La rupture entre la société et ce modèle de socialisme a couvé pendant la "période spéciale" des années 1990 : la crise économique qui sévit à Cuba après la chute de l'Union soviétique rompt en effet sur l'île le "contrat social" à partir duquel l'Etat était accepté comme l'unique bienfaiteur du peuple. L'une des causes de cette rupture est à chercher dans l'instauration d'une économie à deux vitesses, divisée par deux monnaies, le peso national et le peso convertible. Dès lors, l'achat de produits de consommation de première nécessité n'est plus possible qu'en pesos convertibles, tandis que les salaires, versés en pesos nationaux, perdent en pouvoir d'achat pour ne plus offrir qu'une vie précaire. Parallèlement, l'ouverture à l'investissement étranger et au tourisme fait éclater la bulle d'isolement qui, depuis des décennies, protège le Cubain lambda des tentations du capitalisme.

Dans la Cuba du XXIe siècle, la géographie des valeurs sociales est bien différente de celle qui a été en vigueur pendant les trois premières décennies de la révolution castriste. Malgré tout, les autorités cubaines ont décidé de continuer à employer la rhétorique du passé pour que l'Etat conserve son image de grand bienfaiteur de la société. Mais l'idéologie officielle n'est pas parvenue à endiguer une lame de fond qui, dans le peuple, pousse à l'initiative personnelle (légale ou non) en marge de l'Etat dans le but d'améliorer le difficile quotidien des familles cubaines.

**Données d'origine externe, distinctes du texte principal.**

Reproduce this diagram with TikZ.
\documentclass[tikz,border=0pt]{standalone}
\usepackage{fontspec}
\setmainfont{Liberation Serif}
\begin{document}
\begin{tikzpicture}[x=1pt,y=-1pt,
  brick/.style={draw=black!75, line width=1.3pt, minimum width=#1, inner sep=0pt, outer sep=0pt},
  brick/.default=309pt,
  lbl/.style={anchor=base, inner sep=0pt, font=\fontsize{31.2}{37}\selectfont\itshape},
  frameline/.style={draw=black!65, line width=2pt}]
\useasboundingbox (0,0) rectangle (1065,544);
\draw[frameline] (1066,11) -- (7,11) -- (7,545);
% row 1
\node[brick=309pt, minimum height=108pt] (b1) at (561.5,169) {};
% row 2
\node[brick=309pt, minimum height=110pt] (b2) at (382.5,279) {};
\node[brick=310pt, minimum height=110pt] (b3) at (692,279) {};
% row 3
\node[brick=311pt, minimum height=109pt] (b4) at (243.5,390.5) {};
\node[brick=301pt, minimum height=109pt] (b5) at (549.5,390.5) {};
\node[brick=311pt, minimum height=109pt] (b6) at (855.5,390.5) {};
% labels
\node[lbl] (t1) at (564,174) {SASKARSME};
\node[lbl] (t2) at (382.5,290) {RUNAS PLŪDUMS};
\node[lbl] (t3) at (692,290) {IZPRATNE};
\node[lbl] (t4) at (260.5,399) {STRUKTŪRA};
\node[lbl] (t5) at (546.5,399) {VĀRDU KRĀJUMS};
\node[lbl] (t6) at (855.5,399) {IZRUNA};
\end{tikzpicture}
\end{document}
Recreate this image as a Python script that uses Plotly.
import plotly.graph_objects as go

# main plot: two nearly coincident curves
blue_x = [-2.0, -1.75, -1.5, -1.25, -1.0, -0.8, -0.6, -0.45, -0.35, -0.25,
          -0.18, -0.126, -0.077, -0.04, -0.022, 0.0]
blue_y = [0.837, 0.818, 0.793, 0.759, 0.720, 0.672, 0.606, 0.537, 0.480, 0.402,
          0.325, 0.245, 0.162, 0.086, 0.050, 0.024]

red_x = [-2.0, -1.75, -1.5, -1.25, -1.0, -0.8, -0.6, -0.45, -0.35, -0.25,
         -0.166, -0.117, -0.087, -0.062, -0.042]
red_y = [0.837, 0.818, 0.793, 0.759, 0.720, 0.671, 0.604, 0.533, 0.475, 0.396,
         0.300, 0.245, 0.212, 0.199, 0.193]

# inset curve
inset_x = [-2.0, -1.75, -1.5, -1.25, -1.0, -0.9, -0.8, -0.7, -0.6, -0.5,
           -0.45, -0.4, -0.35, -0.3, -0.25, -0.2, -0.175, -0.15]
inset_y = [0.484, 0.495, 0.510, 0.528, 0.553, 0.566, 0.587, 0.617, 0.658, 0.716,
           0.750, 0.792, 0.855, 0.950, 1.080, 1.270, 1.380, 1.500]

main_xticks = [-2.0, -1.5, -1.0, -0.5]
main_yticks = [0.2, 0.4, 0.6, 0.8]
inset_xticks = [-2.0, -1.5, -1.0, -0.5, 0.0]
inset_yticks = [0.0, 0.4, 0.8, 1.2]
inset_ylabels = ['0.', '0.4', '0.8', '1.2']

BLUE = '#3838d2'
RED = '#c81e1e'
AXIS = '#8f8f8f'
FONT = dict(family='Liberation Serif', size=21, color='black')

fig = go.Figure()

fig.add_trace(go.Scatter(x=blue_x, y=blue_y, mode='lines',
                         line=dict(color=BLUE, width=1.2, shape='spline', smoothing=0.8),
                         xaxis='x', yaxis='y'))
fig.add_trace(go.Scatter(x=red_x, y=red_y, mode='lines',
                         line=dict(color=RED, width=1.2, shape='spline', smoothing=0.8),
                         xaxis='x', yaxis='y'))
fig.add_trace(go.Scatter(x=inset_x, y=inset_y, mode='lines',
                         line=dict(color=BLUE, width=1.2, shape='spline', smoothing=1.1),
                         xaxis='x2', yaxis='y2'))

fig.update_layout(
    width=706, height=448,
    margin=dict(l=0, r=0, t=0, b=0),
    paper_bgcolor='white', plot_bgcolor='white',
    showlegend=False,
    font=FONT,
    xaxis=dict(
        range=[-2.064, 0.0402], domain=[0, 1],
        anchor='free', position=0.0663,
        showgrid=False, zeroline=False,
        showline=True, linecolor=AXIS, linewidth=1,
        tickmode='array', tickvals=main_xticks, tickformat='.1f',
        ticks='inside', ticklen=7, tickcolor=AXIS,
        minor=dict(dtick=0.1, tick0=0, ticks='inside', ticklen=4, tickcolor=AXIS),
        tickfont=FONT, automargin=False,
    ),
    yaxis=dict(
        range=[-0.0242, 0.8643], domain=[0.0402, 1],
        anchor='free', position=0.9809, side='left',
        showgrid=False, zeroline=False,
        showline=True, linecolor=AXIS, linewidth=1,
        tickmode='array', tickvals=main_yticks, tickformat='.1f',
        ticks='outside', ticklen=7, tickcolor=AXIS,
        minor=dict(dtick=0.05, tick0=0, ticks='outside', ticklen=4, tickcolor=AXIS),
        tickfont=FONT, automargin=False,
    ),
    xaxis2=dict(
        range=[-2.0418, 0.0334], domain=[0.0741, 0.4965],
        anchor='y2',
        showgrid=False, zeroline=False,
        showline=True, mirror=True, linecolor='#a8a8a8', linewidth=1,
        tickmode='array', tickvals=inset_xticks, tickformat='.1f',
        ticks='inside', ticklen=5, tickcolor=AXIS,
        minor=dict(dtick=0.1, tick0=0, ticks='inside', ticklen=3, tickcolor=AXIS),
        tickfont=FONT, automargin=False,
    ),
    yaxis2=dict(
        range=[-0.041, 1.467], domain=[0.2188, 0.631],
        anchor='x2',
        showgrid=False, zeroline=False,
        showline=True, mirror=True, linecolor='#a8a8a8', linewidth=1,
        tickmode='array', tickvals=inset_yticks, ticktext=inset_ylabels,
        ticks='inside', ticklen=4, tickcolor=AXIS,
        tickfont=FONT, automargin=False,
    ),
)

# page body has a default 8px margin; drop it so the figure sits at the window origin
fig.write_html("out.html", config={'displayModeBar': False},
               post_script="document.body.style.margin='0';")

C'est ainsi que, dans un seul et même pays, les Cubains se sont mis à jouer sur deux scènes bien différentes : participant d'un côté aux grands raouts politiques afin de montrer leur foi révolutionnaire, de l'autre, confrontés au quotidien au besoin impérieux de recourir à une initiative privée anarchique, seul moyen de faire face aux problèmes négligés par l'Etat en termes de services, de transports publics, de logement, d'alimentation et d'accès aux biens de consommation courante.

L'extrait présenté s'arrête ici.